**Data excerpt**:

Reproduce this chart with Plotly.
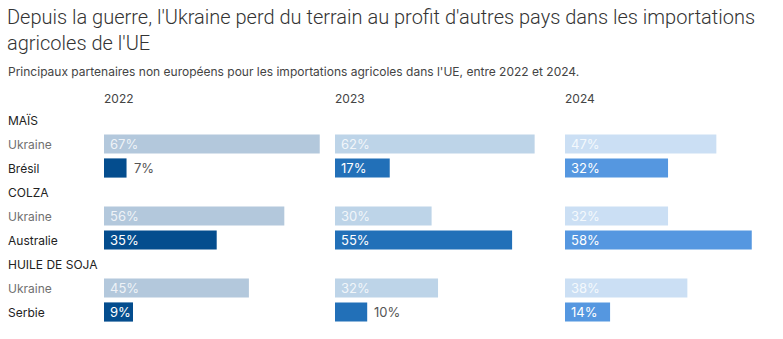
import plotly.graph_objects as go

years = ["2022", "2023", "2024"]
categories = ["MAÏS", "COLZA", "HUILE DE SOJA"]
partners = ["Brésil", "Australie", "Serbie"]
ukraine_2022 = [67, 56, 45]
ukraine_2023 = [62, 30, 32]
ukraine_2024 = [47, 32, 38]
partner_2022 = [7, 35, 9]
partner_2023 = [17, 55, 10]
partner_2024 = [32, 58, 14]

ukraine_vals = [ukraine_2022, ukraine_2023, ukraine_2024]
partner_vals = [partner_2022, partner_2023, partner_2024]

ukr_colors = ["#b3c8dc", "#bdd4e8", "#cbdff4"]
par_colors = ["#044d8e", "#2270b8", "#5597e0"]
outside_labels = {("2022", "Brésil"), ("2023", "Serbie")}

FONT = "Inter"
TITLE_FONT = "Roboto"
W, H = 783, 339
T, B = 108, 15
PH = H - T - B
panel_left_px = [104, 335, 565]
panel_w_px = 218
px_per_pct = 3.22
xmax = panel_w_px / px_per_pct


def py(px_y):
    """convert a pixel row (from top) into paper y"""
    return (H - B - px_y) / PH


fig = go.Figure()

ukr_rows = [3 * i + 1 for i in range(len(categories))]
par_rows = [3 * i + 2 for i in range(len(categories))]

for p, yr in enumerate(years):
    xa = "x" if p == 0 else f"x{p+1}"
    fig.add_trace(go.Bar(x=ukraine_vals[p], y=ukr_rows, orientation="h",
                         marker=dict(color=ukr_colors[p], line=dict(width=0)),
                         width=0.8, xaxis=xa, yaxis="y", hoverinfo="skip",
                         showlegend=False))
    fig.add_trace(go.Bar(x=partner_vals[p], y=par_rows, orientation="h",
                         marker=dict(color=par_colors[p], line=dict(width=0)),
                         width=0.8, xaxis=xa, yaxis="y", hoverinfo="skip",
                         showlegend=False))
    ax_key = "xaxis" if p == 0 else f"xaxis{p+1}"
    d0 = panel_left_px[p] / W
    d1 = (panel_left_px[p] + panel_w_px) / W
    fig.layout[ax_key] = dict(domain=[d0, d1], range=[0, xmax], visible=False,
                              fixedrange=True)
    fig.add_annotation(text=yr, xref="paper", yref="paper", x=(panel_left_px[p] - 2) / W,
                       y=py(98), xanchor="left", yanchor="middle", showarrow=False,
                       font=dict(family=FONT, size=12, color="#444"))
    for i in range(len(categories)):
        fig.add_annotation(text=f"{ukraine_vals[p][i]}%", xref=xa, yref="y",
                           x=0, y=ukr_rows[i], xanchor="left", yanchor="middle",
                           xshift=4, showarrow=False,
                           font=dict(family=FONT, size=13, color="rgba(255,255,255,0.8)"))
        v = partner_vals[p][i]
        if (yr, partners[i]) in outside_labels:
            fig.add_annotation(text=f"{v}%", xref=xa, yref="y", x=v,
                               y=par_rows[i], xanchor="left", yanchor="middle",
                               xshift=5, showarrow=False,
                               font=dict(family=FONT, size=13, color="#555"))
        else:
            fig.add_annotation(text=f"{v}%", xref=xa, yref="y", x=0,
                               y=par_rows[i], xanchor="left", yanchor="middle",
                               xshift=4, showarrow=False,
                               font=dict(family=FONT, size=13, color="#ffffff"))

for i, cat in enumerate(categories):
    fig.add_annotation(text=cat, xref="paper", yref="y", x=6 / W, y=3 * i,
                       xanchor="left", yanchor="middle", showarrow=False,
                       font=dict(family=FONT, size=12, color="#222"))
    fig.add_annotation(text="Ukraine", xref="paper", yref="y", x=6 / W,
                       y=ukr_rows[i], xanchor="left", yanchor="middle",
                       showarrow=False, font=dict(family=FONT, size=12, color="#707070"))
    fig.add_annotation(text=partners[i], xref="paper", yref="y", x=6 / W,
                       y=par_rows[i], xanchor="left", yanchor="middle",
                       showarrow=False, font=dict(family=FONT, size=12, color="#222"))

fig.add_annotation(text="Depuis la guerre, l'Ukraine perd du terrain au profit d'autres pays dans les importations<br>agricoles de l'UE",
                   xref="paper", yref="paper", x=5 / W, y=py(3), yanchor="top",
                   xanchor="left", align="left", showarrow=False,
                   font=dict(family=TITLE_FONT, size=20, color="#333", weight=300))
fig.add_annotation(text="Principaux partenaires non européens pour les importations agricoles dans l'UE, entre 2022 et 2024.",
                   xref="paper", yref="paper", x=6 / W, y=py(72), yanchor="middle",
                   xanchor="left", align="left", showarrow=False,
                   font=dict(family=FONT, size=12, color="#444"))

fig.update_layout(
    width=W, height=H,
    margin=dict(l=0, r=0, t=T, b=B),
    paper_bgcolor="white", plot_bgcolor="white",
    barmode="overlay",
    yaxis=dict(range=[8.5, -0.5], visible=False, fixedrange=True),
    font=dict(family=FONT),
)

fig.write_html("out.html", config={"displayModeBar": False})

**Brief**: Please quote the lines of the material, beginning with the first and ending with the one that contains "partner_vals = [partner_2022, partner_2023, partner_2024]", exactly as written and without any pictures.

**Problem solution**:
Reproduce this chart with Plotly.
import plotly.graph_objects as go

years = ["2022", "2023", "2024"]
categories = ["MAÏS", "COLZA", "HUILE DE SOJA"]
partners = ["Brésil", "Australie", "Serbie"]
ukraine_2022 = [67, 56, 45]
ukraine_2023 = [62, 30, 32]
ukraine_2024 = [47, 32, 38]
partner_2022 = [7, 35, 9]
partner_2023 = [17, 55, 10]
partner_2024 = [32, 58, 14]

ukraine_vals = [ukraine_2022, ukraine_2023, ukraine_2024]
partner_vals = [partner_2022, partner_2023, partner_2024]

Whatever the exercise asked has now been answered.